[Data extracted from a collection]
++++++++

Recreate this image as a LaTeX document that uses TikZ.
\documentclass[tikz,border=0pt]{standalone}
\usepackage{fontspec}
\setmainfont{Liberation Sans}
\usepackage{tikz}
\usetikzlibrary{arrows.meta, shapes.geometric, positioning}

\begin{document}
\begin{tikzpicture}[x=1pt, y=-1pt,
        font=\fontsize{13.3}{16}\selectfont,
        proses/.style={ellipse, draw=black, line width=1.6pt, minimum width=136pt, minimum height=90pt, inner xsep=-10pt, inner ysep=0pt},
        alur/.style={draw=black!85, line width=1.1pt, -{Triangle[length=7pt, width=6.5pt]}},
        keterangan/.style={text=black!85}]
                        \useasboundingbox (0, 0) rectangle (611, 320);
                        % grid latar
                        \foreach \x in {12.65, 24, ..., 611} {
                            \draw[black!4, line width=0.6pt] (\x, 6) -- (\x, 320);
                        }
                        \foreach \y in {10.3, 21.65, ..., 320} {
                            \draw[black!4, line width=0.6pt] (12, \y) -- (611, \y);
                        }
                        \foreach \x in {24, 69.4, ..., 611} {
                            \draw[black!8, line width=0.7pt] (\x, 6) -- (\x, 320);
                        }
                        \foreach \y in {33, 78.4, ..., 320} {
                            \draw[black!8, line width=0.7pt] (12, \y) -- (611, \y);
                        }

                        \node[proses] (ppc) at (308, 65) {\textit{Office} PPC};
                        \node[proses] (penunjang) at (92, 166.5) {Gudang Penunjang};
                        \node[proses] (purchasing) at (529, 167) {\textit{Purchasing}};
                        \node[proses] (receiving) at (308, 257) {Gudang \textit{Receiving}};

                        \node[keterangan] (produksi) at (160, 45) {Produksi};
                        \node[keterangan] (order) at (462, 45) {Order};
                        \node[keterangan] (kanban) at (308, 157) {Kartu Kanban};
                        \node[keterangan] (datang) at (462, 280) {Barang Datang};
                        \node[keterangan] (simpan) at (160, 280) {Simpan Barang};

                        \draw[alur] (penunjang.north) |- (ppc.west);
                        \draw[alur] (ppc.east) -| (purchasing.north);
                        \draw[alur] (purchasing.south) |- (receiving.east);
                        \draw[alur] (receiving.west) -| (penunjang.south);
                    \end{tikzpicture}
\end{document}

++++++++

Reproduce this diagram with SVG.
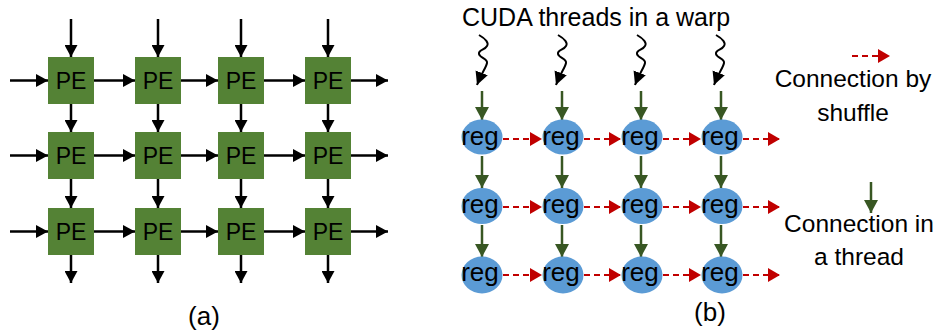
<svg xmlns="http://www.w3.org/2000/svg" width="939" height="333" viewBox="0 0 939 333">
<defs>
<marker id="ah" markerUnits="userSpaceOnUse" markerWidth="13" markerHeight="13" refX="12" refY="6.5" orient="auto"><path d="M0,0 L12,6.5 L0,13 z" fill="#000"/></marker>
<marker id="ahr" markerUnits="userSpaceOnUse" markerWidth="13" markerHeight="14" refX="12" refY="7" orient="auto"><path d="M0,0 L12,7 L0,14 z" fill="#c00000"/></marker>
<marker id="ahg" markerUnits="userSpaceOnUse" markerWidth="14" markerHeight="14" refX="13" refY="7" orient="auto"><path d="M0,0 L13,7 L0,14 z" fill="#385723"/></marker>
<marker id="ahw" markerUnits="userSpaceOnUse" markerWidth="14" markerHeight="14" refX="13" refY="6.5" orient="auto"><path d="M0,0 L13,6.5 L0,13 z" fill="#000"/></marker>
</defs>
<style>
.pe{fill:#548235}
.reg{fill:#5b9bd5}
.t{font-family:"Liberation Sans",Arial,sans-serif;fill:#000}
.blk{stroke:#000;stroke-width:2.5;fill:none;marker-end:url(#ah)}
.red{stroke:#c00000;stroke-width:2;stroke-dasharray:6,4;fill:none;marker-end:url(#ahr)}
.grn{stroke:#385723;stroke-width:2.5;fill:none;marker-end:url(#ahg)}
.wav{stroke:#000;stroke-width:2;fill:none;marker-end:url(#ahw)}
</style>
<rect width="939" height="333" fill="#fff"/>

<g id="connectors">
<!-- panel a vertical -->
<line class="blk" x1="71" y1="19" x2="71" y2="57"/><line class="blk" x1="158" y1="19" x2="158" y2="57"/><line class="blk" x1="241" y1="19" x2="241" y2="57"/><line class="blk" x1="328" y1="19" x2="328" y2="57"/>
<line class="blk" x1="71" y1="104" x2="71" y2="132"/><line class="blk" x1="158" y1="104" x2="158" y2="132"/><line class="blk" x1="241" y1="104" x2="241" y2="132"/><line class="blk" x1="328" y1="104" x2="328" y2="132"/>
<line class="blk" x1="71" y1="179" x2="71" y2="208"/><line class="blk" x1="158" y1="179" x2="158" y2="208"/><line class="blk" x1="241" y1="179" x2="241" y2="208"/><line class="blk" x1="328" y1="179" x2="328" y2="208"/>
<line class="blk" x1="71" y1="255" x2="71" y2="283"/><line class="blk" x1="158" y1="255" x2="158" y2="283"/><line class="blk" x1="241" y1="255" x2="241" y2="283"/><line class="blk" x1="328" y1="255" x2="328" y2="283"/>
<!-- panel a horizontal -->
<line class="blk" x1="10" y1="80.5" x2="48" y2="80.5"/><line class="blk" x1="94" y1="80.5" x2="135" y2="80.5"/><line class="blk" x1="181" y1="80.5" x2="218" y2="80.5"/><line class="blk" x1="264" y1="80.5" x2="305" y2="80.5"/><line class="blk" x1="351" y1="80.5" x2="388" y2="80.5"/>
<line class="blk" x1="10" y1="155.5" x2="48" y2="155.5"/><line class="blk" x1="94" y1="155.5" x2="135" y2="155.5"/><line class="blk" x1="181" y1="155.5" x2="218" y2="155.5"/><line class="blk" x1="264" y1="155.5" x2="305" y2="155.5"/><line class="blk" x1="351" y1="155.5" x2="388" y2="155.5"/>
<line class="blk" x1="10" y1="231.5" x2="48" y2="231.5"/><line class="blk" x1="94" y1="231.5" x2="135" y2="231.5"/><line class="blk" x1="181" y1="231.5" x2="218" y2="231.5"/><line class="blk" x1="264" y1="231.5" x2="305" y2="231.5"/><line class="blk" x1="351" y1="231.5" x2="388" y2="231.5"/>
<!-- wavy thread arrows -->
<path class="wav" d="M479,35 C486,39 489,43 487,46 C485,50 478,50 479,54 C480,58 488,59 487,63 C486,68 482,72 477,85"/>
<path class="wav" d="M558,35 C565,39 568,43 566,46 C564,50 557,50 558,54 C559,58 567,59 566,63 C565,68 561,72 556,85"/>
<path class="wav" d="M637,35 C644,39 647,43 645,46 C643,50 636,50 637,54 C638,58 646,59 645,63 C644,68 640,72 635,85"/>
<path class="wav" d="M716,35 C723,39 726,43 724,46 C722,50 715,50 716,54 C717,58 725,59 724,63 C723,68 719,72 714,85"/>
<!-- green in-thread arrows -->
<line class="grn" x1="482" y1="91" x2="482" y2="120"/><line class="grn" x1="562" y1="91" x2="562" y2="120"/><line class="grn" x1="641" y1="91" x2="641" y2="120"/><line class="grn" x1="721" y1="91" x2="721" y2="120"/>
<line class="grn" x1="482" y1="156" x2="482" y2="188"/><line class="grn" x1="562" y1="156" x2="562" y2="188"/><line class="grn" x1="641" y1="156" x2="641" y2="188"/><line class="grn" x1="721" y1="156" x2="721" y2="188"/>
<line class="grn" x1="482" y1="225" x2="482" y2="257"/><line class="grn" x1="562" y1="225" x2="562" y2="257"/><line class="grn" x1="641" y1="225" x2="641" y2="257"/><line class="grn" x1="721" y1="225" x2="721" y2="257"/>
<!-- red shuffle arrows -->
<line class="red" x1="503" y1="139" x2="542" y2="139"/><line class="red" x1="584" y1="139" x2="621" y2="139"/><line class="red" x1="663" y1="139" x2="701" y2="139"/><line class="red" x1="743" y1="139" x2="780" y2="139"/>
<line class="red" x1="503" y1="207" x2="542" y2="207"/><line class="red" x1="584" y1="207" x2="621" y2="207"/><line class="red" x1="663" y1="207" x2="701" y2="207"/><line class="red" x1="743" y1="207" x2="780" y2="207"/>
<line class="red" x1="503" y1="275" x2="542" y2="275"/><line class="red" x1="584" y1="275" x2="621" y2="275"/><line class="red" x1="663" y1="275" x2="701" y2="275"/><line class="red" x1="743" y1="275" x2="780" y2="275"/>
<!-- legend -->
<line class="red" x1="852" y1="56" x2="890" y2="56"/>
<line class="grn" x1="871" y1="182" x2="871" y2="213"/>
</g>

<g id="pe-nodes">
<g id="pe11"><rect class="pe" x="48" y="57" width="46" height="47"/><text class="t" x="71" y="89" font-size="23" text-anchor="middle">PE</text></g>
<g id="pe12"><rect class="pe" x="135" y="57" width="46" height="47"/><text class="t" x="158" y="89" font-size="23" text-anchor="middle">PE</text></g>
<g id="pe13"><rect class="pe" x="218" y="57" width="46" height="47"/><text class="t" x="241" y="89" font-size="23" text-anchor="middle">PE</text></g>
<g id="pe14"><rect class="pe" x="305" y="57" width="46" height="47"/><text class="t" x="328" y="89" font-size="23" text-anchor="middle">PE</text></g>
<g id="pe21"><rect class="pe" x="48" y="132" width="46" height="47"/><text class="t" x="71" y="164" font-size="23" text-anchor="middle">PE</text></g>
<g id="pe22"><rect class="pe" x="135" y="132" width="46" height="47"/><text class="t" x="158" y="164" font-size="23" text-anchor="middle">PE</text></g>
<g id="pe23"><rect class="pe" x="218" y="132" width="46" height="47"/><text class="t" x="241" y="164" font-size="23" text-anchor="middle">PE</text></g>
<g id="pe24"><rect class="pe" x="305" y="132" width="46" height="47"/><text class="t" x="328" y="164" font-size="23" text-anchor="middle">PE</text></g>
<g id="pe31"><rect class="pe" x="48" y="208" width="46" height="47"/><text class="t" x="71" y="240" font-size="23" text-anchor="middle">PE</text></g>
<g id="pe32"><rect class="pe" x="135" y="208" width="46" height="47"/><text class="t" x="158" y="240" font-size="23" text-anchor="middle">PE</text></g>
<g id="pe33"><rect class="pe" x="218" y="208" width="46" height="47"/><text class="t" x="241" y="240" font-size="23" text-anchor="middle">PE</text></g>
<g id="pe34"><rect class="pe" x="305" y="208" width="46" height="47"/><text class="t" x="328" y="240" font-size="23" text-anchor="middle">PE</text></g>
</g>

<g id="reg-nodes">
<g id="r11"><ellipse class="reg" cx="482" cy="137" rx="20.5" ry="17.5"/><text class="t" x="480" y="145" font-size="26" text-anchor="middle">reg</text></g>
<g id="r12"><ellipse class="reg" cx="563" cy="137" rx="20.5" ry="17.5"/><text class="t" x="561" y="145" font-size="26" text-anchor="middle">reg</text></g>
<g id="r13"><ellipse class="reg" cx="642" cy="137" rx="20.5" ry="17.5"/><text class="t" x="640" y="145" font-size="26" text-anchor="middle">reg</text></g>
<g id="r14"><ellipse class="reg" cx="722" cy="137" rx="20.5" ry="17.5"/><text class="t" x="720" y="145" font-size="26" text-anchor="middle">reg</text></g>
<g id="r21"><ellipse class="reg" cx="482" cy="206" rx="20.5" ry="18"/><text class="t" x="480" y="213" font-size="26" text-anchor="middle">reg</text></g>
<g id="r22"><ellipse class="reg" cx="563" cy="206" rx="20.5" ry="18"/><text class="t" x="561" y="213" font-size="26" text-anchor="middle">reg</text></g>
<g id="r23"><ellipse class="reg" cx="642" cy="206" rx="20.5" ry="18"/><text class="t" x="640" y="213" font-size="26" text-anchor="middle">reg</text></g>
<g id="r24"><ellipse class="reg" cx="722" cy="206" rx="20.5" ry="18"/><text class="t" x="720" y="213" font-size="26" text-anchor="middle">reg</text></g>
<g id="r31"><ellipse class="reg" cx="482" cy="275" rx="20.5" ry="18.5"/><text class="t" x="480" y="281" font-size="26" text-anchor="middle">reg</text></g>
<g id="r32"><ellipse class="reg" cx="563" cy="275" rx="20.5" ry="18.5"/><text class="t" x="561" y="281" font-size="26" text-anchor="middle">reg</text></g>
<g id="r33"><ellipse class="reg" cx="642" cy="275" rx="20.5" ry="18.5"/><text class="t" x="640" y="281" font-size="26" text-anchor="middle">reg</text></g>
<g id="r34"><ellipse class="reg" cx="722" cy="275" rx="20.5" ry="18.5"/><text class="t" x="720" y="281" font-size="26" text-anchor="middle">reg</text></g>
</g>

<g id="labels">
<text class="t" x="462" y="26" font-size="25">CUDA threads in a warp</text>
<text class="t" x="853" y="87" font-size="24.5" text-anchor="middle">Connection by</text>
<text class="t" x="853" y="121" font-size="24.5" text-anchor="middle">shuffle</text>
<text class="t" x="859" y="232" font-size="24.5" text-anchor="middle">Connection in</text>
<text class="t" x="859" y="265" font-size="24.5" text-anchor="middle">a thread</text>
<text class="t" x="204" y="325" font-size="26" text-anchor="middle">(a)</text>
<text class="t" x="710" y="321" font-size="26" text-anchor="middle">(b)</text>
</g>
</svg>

++++++++

__WORK TO BE COMPLETED__. Check each line of the records above for "this", and copy those that have it.

__WRITTEN REPLY__.
Recreate this image as a LaTeX document that uses TikZ.
Reproduce this diagram with SVG.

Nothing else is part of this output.